"Maze: a cost-efficient video deduplication system at Web-scale"  

An Qin, Mengbai Xiao, Ben Huang, and Xiaodong Zhang  

Proceedings of 2022 ACM Conference on Multimedia (ACM MM 2022), 
Lisboa, Portugal, October 10-14, 2022.   


With the advancement and dominant service of Internet videos, the content-based video deduplication system becomes an essential and dependent infrastructure for Internet video service. However, the explosively growing video data on the Internet challenges the system design and implementation for its scalability in several ways. (1) Although the quantization-based indexing techniques are effective for searching visual features at a large scale, the costly re-training over the complete dataset must be done periodically. (2) The high-dimensional vectors for visual features demand increasingly large SSD space, degrading I/O performance. (3) Videos crawled from the Internet are diverse, and visually similar videos are not necessarily the duplicates, increasing deduplication complexity. (4) Most videos are edited ones. The duplicate contents are more likely discovered as clips inside the videos, demanding processing techniques with close attention to details. To address above-mentioned issues, we propose Maze, a fullfledged video deduplication system. Maze has an ANNS layer that indexes and searches the high dimensional feature vectors. The architecture of the ANNS layer supports efficient reads and writes and eliminates the data migration caused by re-training. Maze adopts the CNN-based feature and the ORB feature as the visual features, which are optimized for the specific video deduplication task. The features are compact and fully reside in the memory. Acoustic features are also incorporated in Maze so that the visually similar videos but having different audio tracks are recognizable. A clip-based matching algorithm is developed to discover duplicate contents at a fine granularity. Maze has been deployed as a production system for two years. It has indexed 1.3 billion videos and is indexing about 800 thousand videos per day. For the ANNS layer, the average read latency is 4 seconds and the average write latency is at most 4.84 seconds.
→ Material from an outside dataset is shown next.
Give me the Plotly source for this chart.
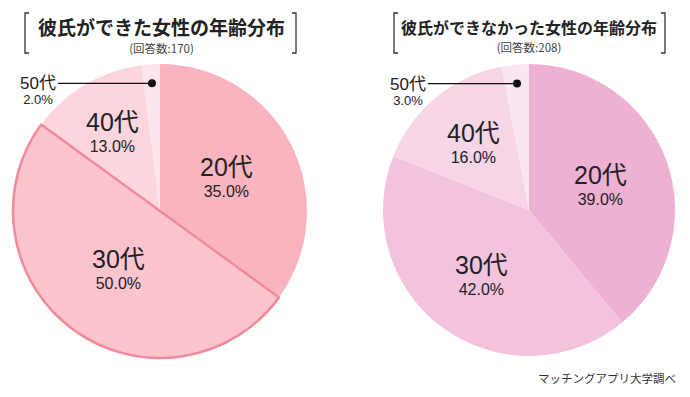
import math
import plotly.graph_objects as go

# ---------------- data ----------------
age_labels = ["20代", "30代", "40代", "50代"]
got_values = [35.0, 50.0, 13.0, 2.0]          # 彼氏ができた女性
not_values = [39.0, 42.0, 16.0, 3.0]          # 彼氏ができなかった女性
titles = ["彼氏ができた女性の年齢分布", "彼氏ができなかった女性の年齢分布"]
counts = [170, 208]
source_text = "マッチングアプリ大学調べ"

# ---------------- styles ----------------
W, H = 690, 397
got_colors = ["#FAB4C0", "#FDC4CD", "#FDD5DC", "#FDE6EB"]
not_colors = ["#EEB1D1", "#F3C3DE", "#F6D5E7", "#FAE6F0"]
border_color = "#EE8C9B"
text_color = "#222222"
label_font = "Liberation Sans, Noto Sans CJK JP, sans-serif"
cjk_font = "Noto Sans CJK JP, sans-serif"

# pie geometry in pixels (center x, center y, radius)
pies = [
    dict(cx=160, cy=211, r=147, values=got_values, colors=got_colors,
         frac=[0.51, 0.48, 0.63], title_size=19, title_x=161, lab_x=57,
         bracket=(25, 296)),
    dict(cx=529, cy=210, r=146, values=not_values, colors=not_colors,
         frac=[0.52, 0.55, 0.60], title_size=16, title_x=529, lab_x=427,
         bracket=(394, 665)),
]


def pxx(x):
    return x / W


def pxy(y):
    return 1 - y / H


def note(x, y, text, size, family, color=text_color, xanchor="center", align="center"):
    return dict(x=pxx(x), y=pxy(y), xref="paper", yref="paper", text=text,
                showarrow=False, xanchor=xanchor, yanchor="middle", align=align,
                borderpad=0, font=dict(size=size, color=color, family=family))


fig = go.Figure()
annotations = []
shapes = []

for i, p in enumerate(pies):
    cx, cy, r = p["cx"], p["cy"], p["r"]
    domain = dict(x=[pxx(cx - r), pxx(cx + r)], y=[pxy(cy + r), pxy(cy - r)])
    fig.add_trace(go.Pie(
        labels=age_labels, values=p["values"], sort=False, direction="clockwise",
        rotation=0, domain=domain, textinfo="none", hoverinfo="label+percent",
        marker=dict(colors=p["colors"], line=dict(width=0)),
        showlegend=False,
    ))
    if i == 0:
        # outline of the 30代 slice drawn on top
        fig.add_trace(go.Pie(
            labels=age_labels, values=p["values"], sort=False, direction="clockwise",
            rotation=0, domain=domain, textinfo="none", hoverinfo="skip",
            marker=dict(colors=["rgba(0,0,0,0)"] * 4,
                        line=dict(width=[0, 2.5, 0, 0],
                                  color=["rgba(0,0,0,0)", border_color,
                                         "rgba(0,0,0,0)", "rgba(0,0,0,0)"])),
            showlegend=False,
        ))

    total = sum(p["values"])
    cum = 0.0
    for k, (lab, v) in enumerate(zip(age_labels, p["values"])):
        mid = (cum + v / 2) / total * 2 * math.pi
        cum += v
        pct = f"{v:.1f}%"
        if k < 3:
            f = p["frac"][k]
            x = cx + f * r * math.sin(mid)
            y = cy - f * r * math.cos(mid)
            annotations.append(note(x, y, f"<span style='font-size:25px'>{lab}</span><br>{pct}",
                                    16, label_font))
        else:
            # leader line for the small slice
            dx = cx + 0.87 * r * math.sin(mid)
            dy = cy - 0.87 * r * math.cos(mid)
            shapes.append(dict(type="line", xref="paper", yref="paper",
                               x0=pxx(p["lab_x"] + 1), x1=pxx(dx), y0=pxy(dy), y1=pxy(dy),
                               line=dict(color="#111111", width=1.2)))
            shapes.append(dict(type="circle", xref="paper", yref="paper",
                               x0=pxx(dx - 4), x1=pxx(dx + 4), y0=pxy(dy - 4), y1=pxy(dy + 4),
                               fillcolor="#111111", line=dict(width=0)))
            annotations.append(note(p["lab_x"], dy + 7.5,
                                    f"<span style='font-size:17px'>{lab}</span><br>"
                                    f"<span style='font-size:13px'>{pct}</span>",
                                    11.5, label_font, xanchor="right"))

    # titles
    annotations.append(note(p["title_x"], 35,
                            f"<span style='font-size:{p['title_size']}px'><b>{titles[i]}</b></span>"
                            f"<br><span style='font-size:11.5px;fill:#444444'>(回答数:{counts[i]})</span>",
                            13.5, cjk_font))
    # brackets
    bl, br = p["bracket"]
    for bx, sgn in ((bl, 1), (br, -1)):
        shapes.append(dict(type="path", xref="paper", yref="paper",
                           path=f"M {pxx(bx + 4 * sgn)},{pxy(13)} L {pxx(bx)},{pxy(13)} "
                                f"L {pxx(bx)},{pxy(53)} L {pxx(bx + 4 * sgn)},{pxy(53)}",
                           line=dict(color="#333333", width=1.3)))

annotations.append(note(677, 378, source_text, 11.5, cjk_font, color="#333333",
                        xanchor="right"))

fig.update_layout(
    width=W, height=H, margin=dict(l=0, r=0, t=0, b=0),
    paper_bgcolor="white", plot_bgcolor="white",
    annotations=annotations, shapes=shapes,
)

fig.write_html("out.html", config={"displayModeBar": False},
               post_script="document.body.style.margin='0';")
The re-training over the complete dataset is no longer required no matter how many new data sets are added, eliminating the costly data migration between nodes. Maze recognizes the duplicate live streaming videos with both the similar appearance and the similar audio at a recall of 98%. Most importantly, Maze is also cost-effective. For example, the compact feature design helps save 5800 SSDs and the computation resources devoted to running the whole system decrease to 250K standard cores per billion videos.